The massive renovation, started with plans received in 2007, was part of a wave of upgrades to DC Public Library facilities undertaken by Chief Librarian Ginnie Cooper. Costs were estimated to be $15,707,441 or $433 per square foot, though final costs were reported at $12,000,000. Of any of the projects, the renovation of the Shaw Library showed the greatest transformation from its previous state, according to Cooper.
The building was named after Watha T. Daniel, a master plumber, Shaw resident and community leader who was the first chairman of the DC Model Cities Commission and died in 1971.
In March 2016, a security guard at the library was observed by multiple patrons harassing a Muslim patron for wearing a hijab. Protests were held outside the library & the security guard admitted to harassing the woman although he claimed he thought she was wearing a hoodie. The security guard, who had been previously terminated by Metropolitan Police for destruction of private property, was not fired despite there being no policy against wearing hoodies in the library.
The 22,800 sq ft (2,100 m2) library fills a triangular 9,850 sq ft (900 m2) site and has three stories — one below grade and two above. The entry plaza on the east end of the cite opens to the main lobby that provides access to the lower level which houses community spaces. Peter D. Cook, principal in charge of design at the Davis Brody Bond Aedas archtectural firm responsible for the project, explained that “The Library will anchor the neighborhood by providing a civic facility rich in aesthetic, environmental and programmatic assets that is representative of DC Public Library’s commitment to a standard of excellence for all residents.”
The defining features of the building is a corrugated, perforated aluminum screen wall system across its southern fašade which forms a distinctive jutting prow. With a 40% open area, the screen wall sits three feet in front of an expansive glazed curtain wall and provides shading of the upper level reading room while allowing natural daylight to enter the space. The shading system allows a reduced dependence on artificial lighting and protects the Library’s collection from harmful solar exposure. To take full advantage of the location's potential for unobstructed natural light, clerestory windows and translucent, insulated fiberglass panels on the north provide illumination from the sun on all sides. Lighting design firm MCLA validated light levels in the large, open room through a detailed analysis. The lighting designers developed an electric lighting system based primarily on the T5 linear fluorescent with a 3500-Kelvin color temperature—the lamp preferred by the client for energy and maintenance efficiency.
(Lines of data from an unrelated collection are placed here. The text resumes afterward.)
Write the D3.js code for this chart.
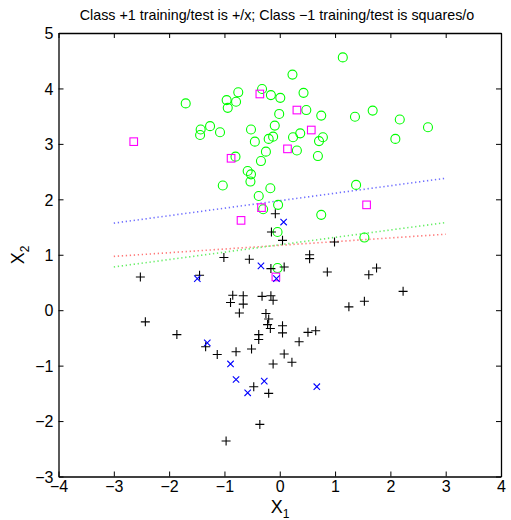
<!DOCTYPE html>
<html>
<head>
<meta charset="utf-8">
<script src="https://cdn.jsdelivr.net/npm/d3@7"></script>
<style>
  body { margin: 0; background: #fff; }
  text { font-family: "Liberation Sans", Arial, Helvetica, sans-serif; fill: #000; }
</style>
</head>
<body>
<svg id="chart" width="511" height="520"></svg>
<script>
// class +1 training (+)
const plusTrain = [
  [-0.08,1.74],[-0.15,1.41],[0.05,1.26],[0.99,1.23],[0.54,1.00],[0.54,0.93],[-1.01,0.95],[-0.55,0.92],
  [-0.16,0.75],[0.08,0.78],[0.86,0.69],[1.75,0.76],[1.61,0.64],[-2.52,0.60],[-1.45,0.63],[2.23,0.34],
  [1.25,0.06],[1.53,0.16],[-0.85,0.27],[-0.66,0.26],[-0.32,0.25],[-0.16,0.26],[-0.89,0.14],[-0.66,0.11],
  [-0.12,0.18],[-0.73,-0.05],[-0.25,-0.06],[-0.20,-0.16],[-2.43,-0.21],[-0.22,-0.26],[-0.17,-0.33],[0.05,-0.28],
  [0.05,-0.41],[0.51,-0.40],[0.65,-0.37],[-1.86,-0.44],[-0.38,-0.44],[-0.38,-0.53],[0.35,-0.57],[-1.34,-0.66],
  [-1.13,-0.80],[-0.79,-0.75],[-0.51,-0.70],[0.08,-0.79],[-0.12,-0.97],[0.22,-0.94],[-0.47,-1.38],[-0.20,-1.50],
  [-0.36,-2.06],[-0.97,-2.36]
]
// class +1 test (x)
const plusTest = [
  [0.07,1.59],[-0.34,0.80],[-0.06,0.57],[-1.49,0.57],[-1.31,-0.59],[-0.89,-0.97],[-0.79,-1.25],
  [-0.28,-1.28],[-0.58,-1.49],[0.67,-1.38]
]
// class -1 training (squares)
const minusTrain = [
  [-0.36,3.90],[0.31,3.61],[0.57,3.25],[0.14,2.91],[-2.64,3.04],[-0.88,2.74],[-0.33,1.85],
  [-0.70,1.62],[1.57,1.90],[-0.07,0.60]
]
// class -1 test (o)
const minusTest = [
  [0.23,4.25],[1.14,4.56],[-0.32,3.99],[-0.75,3.93],[-0.16,3.88],[0.01,3.83],[0.43,3.92],[-1.70,3.73],
  [-0.96,3.79],[-0.79,3.76],[-0.94,3.65],[-0.01,3.54],[0.48,3.61],[0.75,3.51],[1.36,3.49],[1.68,3.60],
  [2.17,3.44],[2.68,3.30],[2.09,3.09],[-0.09,3.33],[-1.26,3.32],[-1.43,3.26],[-1.44,3.16],[-1.08,3.21],
  [-0.52,3.26],[-0.12,3.13],[-0.20,3.09],[-0.45,3.04],[0.24,3.12],[0.37,3.19],[0.78,3.12],[0.71,3.05],
  [0.31,2.88],[-0.25,2.86],[-0.34,2.69],[0.69,2.78],[-0.80,2.77],[-0.58,2.51],[-0.52,2.45],[-0.53,2.32],
  [-1.03,2.25],[-0.17,2.20],[-0.38,2.06],[-0.30,1.82],[-0.03,1.90],[1.38,2.26],[0.75,1.72],[-0.04,1.41],
  [1.53,1.31],[-0.04,0.76]
]
// decision boundaries (dotted)
const boundaryBlue = [[-3,1.57],[3,2.38]]
const boundaryRed = [[-3,0.97],[3,1.37]]
const boundaryGreen = [[-3,0.78],[3,1.58]]
const xTicks = [-4,-3,-2,-1,0,1,2,3,4]
const yTicks = [-3,-2,-1,0,1,2,3,4,5]

const svg = d3.select('#chart')
const plotLeft = 58.5, plotRight = 501, plotTop = 33, plotBottom = 476.5

const x = d3.scaleLinear().domain([-4,4]).range([plotLeft,plotRight])
const y = d3.scaleLinear().domain([-3,5]).range([plotBottom,plotTop])
const fmt = v => v < 0 ? '\u2212' + Math.abs(v) : '' + v

// boundary lines
const line = d3.line().x(d=>x(d[0])).y(d=>y(d[1]))
;[[boundaryBlue,'#6f6fff'],[boundaryRed,'#ff7777'],[boundaryGreen,'#66ee66']].forEach(([pts,c])=>{
  svg.append('path').attr('d', line(pts)).attr('fill','none')
    .attr('stroke', c).attr('stroke-width', 1.6).attr('stroke-dasharray','1.3,2.7')
})

// class -1 test: circles
svg.append('g').selectAll('circle').data(minusTest).join('circle')
  .attr('cx', d=>x(d[0])).attr('cy', d=>y(d[1])).attr('r', 4.5)
  .attr('fill','none').attr('stroke','#00ff00').attr('stroke-width',1.1)

// class -1 training: squares
svg.append('g').selectAll('rect').data(minusTrain).join('rect')
  .attr('x', d=>x(d[0])-3.8).attr('y', d=>y(d[1])-3.8).attr('width',7.6).attr('height',7.6)
  .attr('fill','none').attr('stroke','#ff00ff').attr('stroke-width',1.1)

// class +1 training: plus
svg.append('g').selectAll('path').data(plusTrain).join('path')
  .attr('d', d=>{ const cx=x(d[0]), cy=y(d[1]), s=4.5
    return `M${cx-s},${cy}H${cx+s}M${cx},${cy-s}V${cy+s}` })
  .attr('stroke','#000').attr('stroke-width',1.1).attr('fill','none')

// class +1 test: x
svg.append('g').selectAll('path').data(plusTest).join('path')
  .attr('d', d=>{ const cx=x(d[0]), cy=y(d[1]), s=3.2
    return `M${cx-s},${cy-s}L${cx+s},${cy+s}M${cx-s},${cy+s}L${cx+s},${cy-s}` })
  .attr('stroke','#0000ff').attr('stroke-width',1.1).attr('fill','none')

// axes box with inward ticks
const axB = svg.append('g').attr('transform',`translate(0,${plotBottom})`)
  .call(d3.axisBottom(x).tickValues(xTicks).tickSizeInner(-5).tickSizeOuter(0).tickPadding(4).tickFormat(fmt))
const axT = svg.append('g').attr('transform',`translate(0,${plotTop})`)
  .call(d3.axisTop(x).tickValues(xTicks).tickSizeInner(-5).tickSizeOuter(0).tickFormat(''))
const axL = svg.append('g').attr('transform',`translate(${plotLeft},0)`)
  .call(d3.axisLeft(y).tickValues(yTicks).tickSizeInner(-5).tickSizeOuter(0).tickPadding(5).tickFormat(fmt))
const axR = svg.append('g').attr('transform',`translate(${plotRight},0)`)
  .call(d3.axisRight(y).tickValues(yTicks).tickSizeInner(-5).tickSizeOuter(0).tickFormat(''))
;[axB,axT,axL,axR].forEach(a=>{
  a.select('.domain').attr('stroke','#000').attr('stroke-width',1.3)
  a.selectAll('.tick line').attr('stroke','#000').attr('stroke-width',1)
  a.selectAll('text').style('font-size','16px').style('font-family','"Liberation Sans", Arial, sans-serif').attr('fill','#000')
})
axB.selectAll('text').attr('dy','0.72em')
axL.selectAll('text').attr('dy','0.36em')

// title
svg.append('text').attr('x', 277).attr('y', 20).attr('text-anchor','middle')
  .style('font-size','14.3px').text('Class +1 training/test is +/x; Class \u22121 training/test is squares/o')

// axis labels
const xl = svg.append('text').attr('x', 280).attr('y', 513).attr('text-anchor','middle').style('font-size','18px')
xl.append('tspan').text('X')
xl.append('tspan').attr('dy', 5).style('font-size','12px').text('1')

const yl = svg.append('text').attr('transform','translate(24,255) rotate(-90)').attr('text-anchor','middle').style('font-size','18px')
yl.append('tspan').text('X')
yl.append('tspan').attr('dy', 5).style('font-size','12px').text('2')
</script>
</body>
</html>
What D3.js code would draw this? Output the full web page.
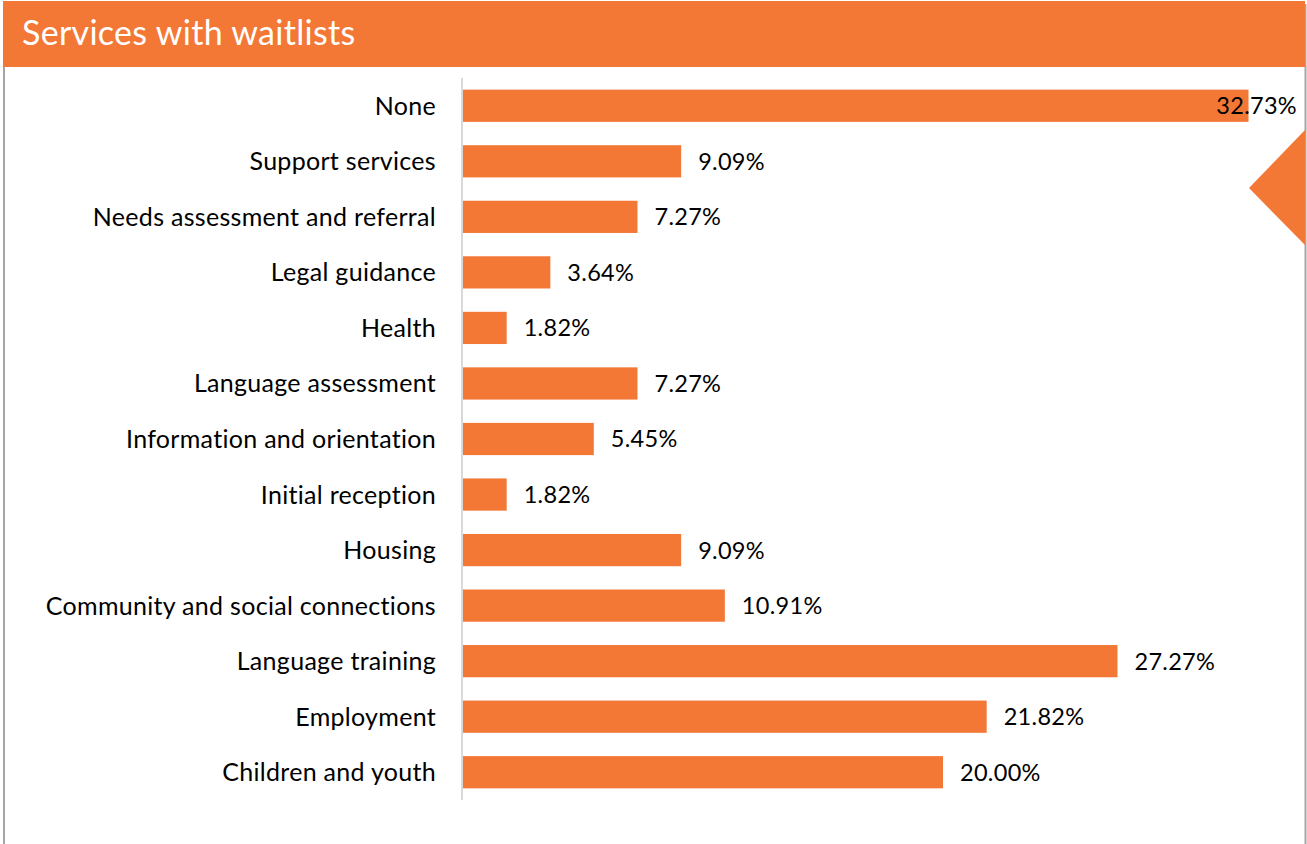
<!DOCTYPE html>
<html>
<head>
<meta charset="utf-8">
<script src="https://cdn.jsdelivr.net/npm/d3@7"></script>
<style>
  body { margin: 0; background: #fff; }
  svg { display: block; font-family: Lato, "Open Sans", sans-serif; }
</style>
</head>
<body>
<svg id="chart" width="1307" height="844"></svg>
<script>
const categories = [
  'None',
  'Support services',
  'Needs assessment and referral',
  'Legal guidance',
  'Health',
  'Language assessment',
  'Information and orientation',
  'Initial reception',
  'Housing',
  'Community and social connections',
  'Language training',
  'Employment',
  'Children and youth'
];
const shares = [0.3273, 0.0909, 0.0727, 0.0364, 0.0182, 0.0727, 0.0545, 0.0182, 0.0909, 0.1091, 0.2727, 0.2182, 0.2000];
const title = 'Services with waitlists';

const ORANGE = '#f37735';

var svg = d3.select('#chart'),
  width = +svg.attr('width'),
  height = +svg.attr('height');

// frame borders
svg.append('line')
  .attr('x1', 4).attr('x2', 4).attr('y1', 60).attr('y2', height)
  .attr('stroke', '#a6a6a6').attr('stroke-width', 2);
svg.append('line')
  .attr('x1', 1305.5).attr('x2', 1305.5).attr('y1', 4).attr('y2', height)
  .attr('stroke', '#a6a6a6').attr('stroke-width', 2);

// header band
svg.append('rect')
  .attr('x', 3).attr('y', 1)
  .attr('width', 1302).attr('height', 66)
  .attr('fill', ORANGE);
svg.append('text')
  .attr('x', 22).attr('y', 45)
  .attr('fill', '#fff')
  .style('font-size', '34px')
  .style('letter-spacing', '0.3px')
  .text(title);

// decorative arrow on the right edge
svg.append('path')
  .attr('d', 'M1305,130 L1249,188 L1305,245 Z')
  .attr('fill', ORANGE);

var x = d3.scaleLinear().domain([0, 0.35]).range([463, 1303]);
var y = d3.scaleBand().domain(categories).range([78, 800]).paddingInner(0.42).paddingOuter(0.21);

svg.append('line')
  .attr('x1', 462).attr('x2', 462).attr('y1', 78).attr('y2', 800)
  .attr('stroke', '#d9d9d9').attr('stroke-width', 2);

svg.selectAll('rect.bar')
  .data(categories)
  .enter()
  .append('rect')
  .attr('class', 'bar')
  .attr('x', x(0))
  .attr('y', d => y(d))
  .attr('width', (d, i) => x(shares[i]) - x(0))
  .attr('height', y.bandwidth())
  .attr('fill', ORANGE);

svg.selectAll('text.cat')
  .data(categories)
  .enter()
  .append('text')
  .attr('class', 'cat')
  .attr('x', 436)
  .attr('y', d => y(d) + y.bandwidth() / 2)
  .attr('dy', '0.36em')
  .attr('text-anchor', 'end')
  .attr('fill', '#000')
  .style('font-size', '25px')
  .style('letter-spacing', '0.3px')
  .text(d => d);

var fmt = d3.format('.2%');
svg.selectAll('text.val')
  .data(categories)
  .enter()
  .append('text')
  .attr('class', 'val')
  .attr('y', d => y(d) + y.bandwidth() / 2)
  .attr('dy', '0.36em')
  .attr('fill', '#000')
  .style('font-size', '23.5px')
  .style('letter-spacing', '0.3px')
  .text((d, i) => fmt(shares[i]))
  .attr('x', function (d, i) {
    let w = this.getComputedTextLength();
    return Math.min(x(shares[i]) + 17, 1297 - w);
  });
</script>
</body>
</html>
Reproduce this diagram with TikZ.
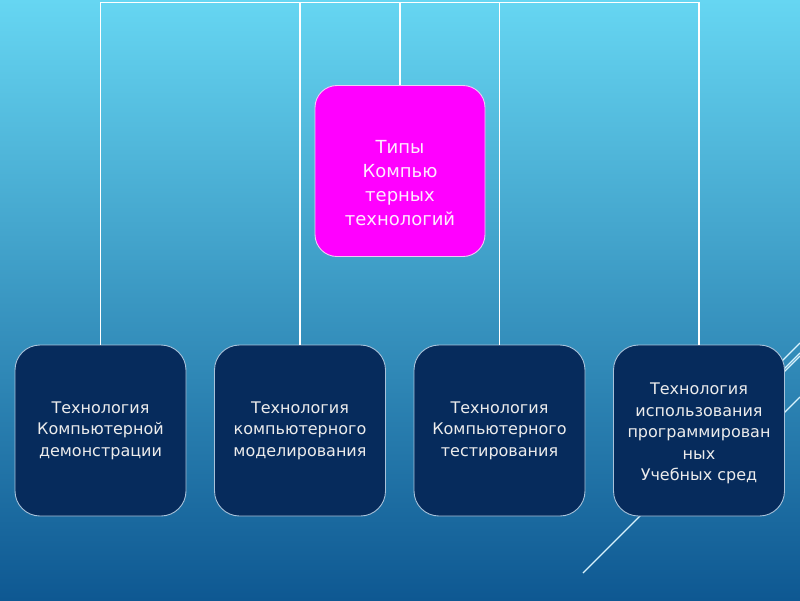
\documentclass[tikz,border=0pt]{standalone}
\usepackage{fontspec}
\setmainfont{DejaVu Sans}
\definecolor{bgtop}{HTML}{66D6F2}
\definecolor{bgbot}{HTML}{0E5892}
\definecolor{navy}{HTML}{062B5C}
\definecolor{navyline}{HTML}{A8C2DA}
\definecolor{mag}{HTML}{FF00FF}
\definecolor{magline}{HTML}{F4C8F4}
\definecolor{txtw}{HTML}{ECECEC}
\tikzset{
  childbox/.style={draw=navyline, line width=0.9pt, fill=navy, rounded corners=25pt,
    minimum width=171pt, minimum height=171pt, inner sep=0pt},
  parentbox/.style={draw=magline, line width=0.9pt, fill=mag, rounded corners=22pt,
    minimum width=170pt, minimum height=171pt, inner sep=0pt},
  childtext/.style={text=txtw, align=center, font=\fontsize{16}{21.5}\selectfont},
  parenttext/.style={text=white!92!mag, align=center, font=\fontsize{18}{24}\selectfont},
  conn/.style={draw=white, line width=1.4pt},
  deco/.style={draw=white!85!cyan, line width=1.1pt}
}
\begin{document}
\begin{tikzpicture}[x=1pt,y=-1pt]
\useasboundingbox (0,0) rectangle (800,600);
\shade[shading angle=-20, top color=bgtop, bottom color=bgbot] (0,0) rectangle (800,600);
% decorative lines
\draw[deco] (583,573) -- (800,356);
\draw[deco] (690,453) -- (800,343);
\draw[deco] (705,448) -- (800,353);
\draw[deco] (750,447) -- (800,397);
% nodes
\node[parentbox] (p) at (400,171) {};
\node[parenttext] (pt) at ([yshift=-12pt]p.center) {Типы\\Компью\\терных\\технологий};
\node[childbox] (c1) at (100.5,430.5) {};
\node[childbox] (c2) at (300,430.5) {};
\node[childbox] (c3) at (499.5,430.5) {};
\node[childbox] (c4) at (699,430.5) {};
\node[childtext] (t1) at (c1.center) {Технология\\Компьютерной\\демонстрации};
\node[childtext] (t2) at (c2.center) {Технология\\компьютерного\\моделирования};
\node[childtext] (t3) at (c3.center) {Технология\\Компьютерного\\тестирования};
\node[childtext] (t4) at ([yshift=-3pt]c4.center) {Технология\\использования\\программирован\\ных\\Учебных сред};
% connectors
\coordinate (top) at (400,2.5);
\draw[conn] (p.north) -- (top);
\draw[conn] (c1.north) |- (top);
\draw[conn] (c2.north) |- (top);
\draw[conn] (c3.north) |- (top);
\draw[conn] (c4.north) |- (top);
\end{tikzpicture}
\end{document}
Special fixtures are cantilevered from the tall stacks for vertical illumination on the books, and suspended luminaires are mounted over reading tables and workstations.
The renovated building was designed to meet LEED Silver Certification and incorporates a vegetative green roof, displacement air system, solar control and daylight management and uses of recyclable and renewable materials. It received LEED Gold Certification.
The design for the new library went through several iterations. At one point, amidst budget constraints, model was proposed that scrapped much of the glass and proposed a structure similar to the old version. This was driven by the discovery that Metro has both a tunnel and a large vent under and abutting the library site, making it more expensive to do construction there.